**To do:** Please reproduce exactly the lines between the line holding "Reproduce this chart with D3.js." and the line holding "1, 1, 2, 1, 1, 2, 1];", inclusive, leaving out any pictures.

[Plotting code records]
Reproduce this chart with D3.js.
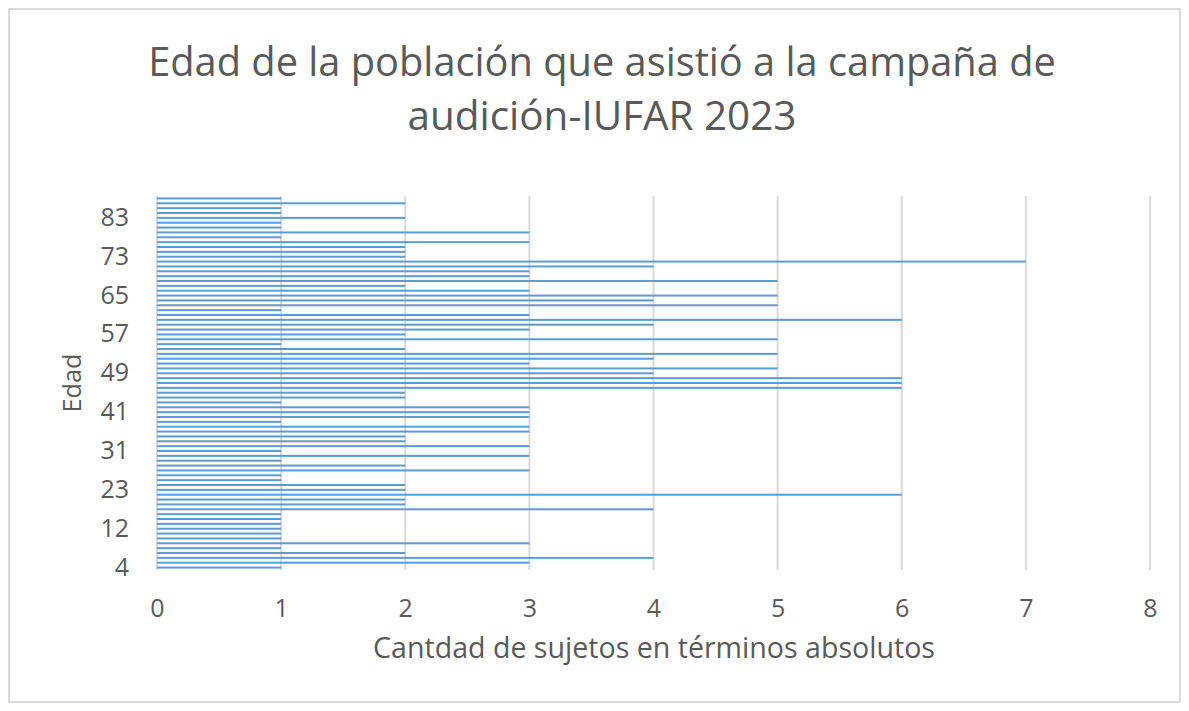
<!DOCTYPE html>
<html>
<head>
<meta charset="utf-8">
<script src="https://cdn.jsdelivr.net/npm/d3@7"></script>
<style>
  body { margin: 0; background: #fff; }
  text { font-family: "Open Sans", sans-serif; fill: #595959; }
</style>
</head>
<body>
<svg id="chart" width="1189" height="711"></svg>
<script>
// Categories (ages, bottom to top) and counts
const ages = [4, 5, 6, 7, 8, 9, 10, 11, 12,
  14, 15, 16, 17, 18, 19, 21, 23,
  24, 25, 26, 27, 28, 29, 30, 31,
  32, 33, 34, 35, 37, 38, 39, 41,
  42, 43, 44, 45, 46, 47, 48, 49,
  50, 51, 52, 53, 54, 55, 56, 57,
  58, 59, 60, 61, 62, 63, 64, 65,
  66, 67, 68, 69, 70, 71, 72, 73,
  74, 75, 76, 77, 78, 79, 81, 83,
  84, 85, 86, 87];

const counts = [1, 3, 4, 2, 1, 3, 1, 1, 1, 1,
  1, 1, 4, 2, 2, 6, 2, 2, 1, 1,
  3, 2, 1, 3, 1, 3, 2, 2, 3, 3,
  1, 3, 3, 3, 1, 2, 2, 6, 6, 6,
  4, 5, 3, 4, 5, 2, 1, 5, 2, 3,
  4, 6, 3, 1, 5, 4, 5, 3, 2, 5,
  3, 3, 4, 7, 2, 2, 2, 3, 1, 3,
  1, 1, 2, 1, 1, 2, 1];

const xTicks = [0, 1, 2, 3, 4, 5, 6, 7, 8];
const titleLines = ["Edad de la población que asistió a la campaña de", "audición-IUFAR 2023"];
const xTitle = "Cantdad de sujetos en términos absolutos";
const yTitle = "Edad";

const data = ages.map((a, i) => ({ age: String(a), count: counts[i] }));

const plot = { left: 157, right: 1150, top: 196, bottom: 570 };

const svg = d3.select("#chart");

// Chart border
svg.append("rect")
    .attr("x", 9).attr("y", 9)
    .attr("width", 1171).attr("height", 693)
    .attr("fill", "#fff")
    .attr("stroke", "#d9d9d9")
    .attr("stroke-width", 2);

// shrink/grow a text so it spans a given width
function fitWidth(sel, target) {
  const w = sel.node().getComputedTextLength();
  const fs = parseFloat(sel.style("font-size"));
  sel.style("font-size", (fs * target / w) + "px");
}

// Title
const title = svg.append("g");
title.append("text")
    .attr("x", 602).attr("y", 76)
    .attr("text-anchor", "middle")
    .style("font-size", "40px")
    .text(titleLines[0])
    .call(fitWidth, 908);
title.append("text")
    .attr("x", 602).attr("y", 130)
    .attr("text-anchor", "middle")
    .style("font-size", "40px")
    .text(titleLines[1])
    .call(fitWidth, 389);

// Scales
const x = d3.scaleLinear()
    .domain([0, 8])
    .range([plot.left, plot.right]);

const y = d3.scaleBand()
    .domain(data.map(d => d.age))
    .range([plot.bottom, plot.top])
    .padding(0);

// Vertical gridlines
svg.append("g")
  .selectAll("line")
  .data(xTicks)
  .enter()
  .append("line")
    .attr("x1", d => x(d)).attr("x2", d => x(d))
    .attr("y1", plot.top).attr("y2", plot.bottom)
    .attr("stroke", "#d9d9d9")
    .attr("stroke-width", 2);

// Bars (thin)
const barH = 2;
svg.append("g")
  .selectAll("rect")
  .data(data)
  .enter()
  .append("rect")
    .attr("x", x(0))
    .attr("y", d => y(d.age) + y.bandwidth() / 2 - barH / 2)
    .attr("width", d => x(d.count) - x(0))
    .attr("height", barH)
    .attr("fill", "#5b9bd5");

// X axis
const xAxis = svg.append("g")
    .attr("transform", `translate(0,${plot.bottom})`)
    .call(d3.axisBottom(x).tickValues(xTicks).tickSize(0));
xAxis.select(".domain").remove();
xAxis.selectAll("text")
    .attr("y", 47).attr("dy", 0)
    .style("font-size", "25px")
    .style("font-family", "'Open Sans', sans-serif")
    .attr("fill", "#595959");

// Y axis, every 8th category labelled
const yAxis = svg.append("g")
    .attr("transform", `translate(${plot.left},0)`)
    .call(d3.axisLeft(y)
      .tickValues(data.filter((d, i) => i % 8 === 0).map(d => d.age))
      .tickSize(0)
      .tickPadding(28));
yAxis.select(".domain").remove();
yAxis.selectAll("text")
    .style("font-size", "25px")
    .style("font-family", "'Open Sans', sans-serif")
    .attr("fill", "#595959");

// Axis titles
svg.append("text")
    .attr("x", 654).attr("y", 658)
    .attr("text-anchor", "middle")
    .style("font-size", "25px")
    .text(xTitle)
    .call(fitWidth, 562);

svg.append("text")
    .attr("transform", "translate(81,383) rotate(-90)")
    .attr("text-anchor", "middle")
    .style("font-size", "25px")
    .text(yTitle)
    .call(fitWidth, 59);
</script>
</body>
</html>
==
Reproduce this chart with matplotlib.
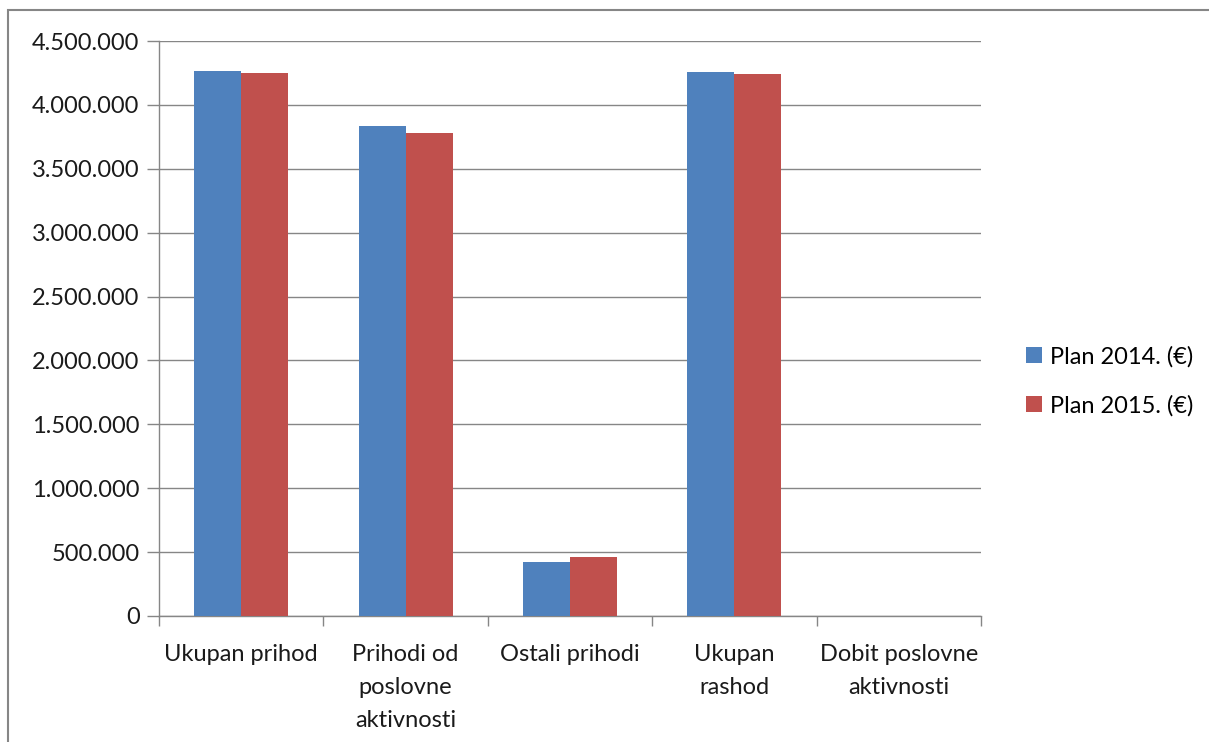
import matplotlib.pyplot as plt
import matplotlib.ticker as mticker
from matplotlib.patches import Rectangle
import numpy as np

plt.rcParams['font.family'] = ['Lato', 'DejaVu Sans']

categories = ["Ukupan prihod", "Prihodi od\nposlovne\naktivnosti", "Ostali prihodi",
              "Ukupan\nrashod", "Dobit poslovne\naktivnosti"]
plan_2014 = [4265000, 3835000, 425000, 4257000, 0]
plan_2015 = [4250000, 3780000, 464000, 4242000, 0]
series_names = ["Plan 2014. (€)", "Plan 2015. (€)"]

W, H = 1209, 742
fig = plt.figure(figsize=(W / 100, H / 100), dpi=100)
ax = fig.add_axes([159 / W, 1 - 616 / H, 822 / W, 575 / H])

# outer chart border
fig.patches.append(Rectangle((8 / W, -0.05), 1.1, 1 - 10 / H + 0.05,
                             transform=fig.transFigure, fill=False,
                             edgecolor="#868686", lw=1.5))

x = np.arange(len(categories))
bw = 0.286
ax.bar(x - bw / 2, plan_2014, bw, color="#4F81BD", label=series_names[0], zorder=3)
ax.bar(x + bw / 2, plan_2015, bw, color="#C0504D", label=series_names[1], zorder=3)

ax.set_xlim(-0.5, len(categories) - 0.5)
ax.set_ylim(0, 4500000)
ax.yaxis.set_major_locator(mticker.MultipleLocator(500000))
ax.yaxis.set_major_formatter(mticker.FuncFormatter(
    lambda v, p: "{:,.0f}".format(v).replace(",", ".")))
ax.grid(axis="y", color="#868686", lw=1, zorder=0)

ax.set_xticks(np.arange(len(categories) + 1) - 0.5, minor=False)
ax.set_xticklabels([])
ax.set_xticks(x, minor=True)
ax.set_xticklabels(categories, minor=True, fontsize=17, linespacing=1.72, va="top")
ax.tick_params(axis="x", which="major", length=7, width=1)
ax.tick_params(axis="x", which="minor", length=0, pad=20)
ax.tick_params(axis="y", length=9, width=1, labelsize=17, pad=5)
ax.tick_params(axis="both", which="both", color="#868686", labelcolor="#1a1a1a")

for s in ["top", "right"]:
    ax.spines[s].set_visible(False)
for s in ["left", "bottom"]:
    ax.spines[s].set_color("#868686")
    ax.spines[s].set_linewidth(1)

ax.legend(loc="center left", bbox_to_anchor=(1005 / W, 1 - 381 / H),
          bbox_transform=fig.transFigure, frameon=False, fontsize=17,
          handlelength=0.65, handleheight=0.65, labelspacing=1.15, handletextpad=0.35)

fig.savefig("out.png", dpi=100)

**Result of the exercise:**
Reproduce this chart with D3.js.
<!DOCTYPE html>
<html>
<head>
<meta charset="utf-8">
<script src="https://cdn.jsdelivr.net/npm/d3@7"></script>
<style>
  body { margin: 0; background: #fff; }
  text { font-family: "Open Sans", sans-serif; fill: #595959; }
</style>
</head>
<body>
<svg id="chart" width="1189" height="711"></svg>
<script>
// Categories (ages, bottom to top) and counts
const ages = [4, 5, 6, 7, 8, 9, 10, 11, 12,
  14, 15, 16, 17, 18, 19, 21, 23,
  24, 25, 26, 27, 28, 29, 30, 31,
  32, 33, 34, 35, 37, 38, 39, 41,
  42, 43, 44, 45, 46, 47, 48, 49,
  50, 51, 52, 53, 54, 55, 56, 57,
  58, 59, 60, 61, 62, 63, 64, 65,
  66, 67, 68, 69, 70, 71, 72, 73,
  74, 75, 76, 77, 78, 79, 81, 83,
  84, 85, 86, 87];

const counts = [1, 3, 4, 2, 1, 3, 1, 1, 1, 1,
  1, 1, 4, 2, 2, 6, 2, 2, 1, 1,
  3, 2, 1, 3, 1, 3, 2, 2, 3, 3,
  1, 3, 3, 3, 1, 2, 2, 6, 6, 6,
  4, 5, 3, 4, 5, 2, 1, 5, 2, 3,
  4, 6, 3, 1, 5, 4, 5, 3, 2, 5,
  3, 3, 4, 7, 2, 2, 2, 3, 1, 3,
  1, 1, 2, 1, 1, 2, 1];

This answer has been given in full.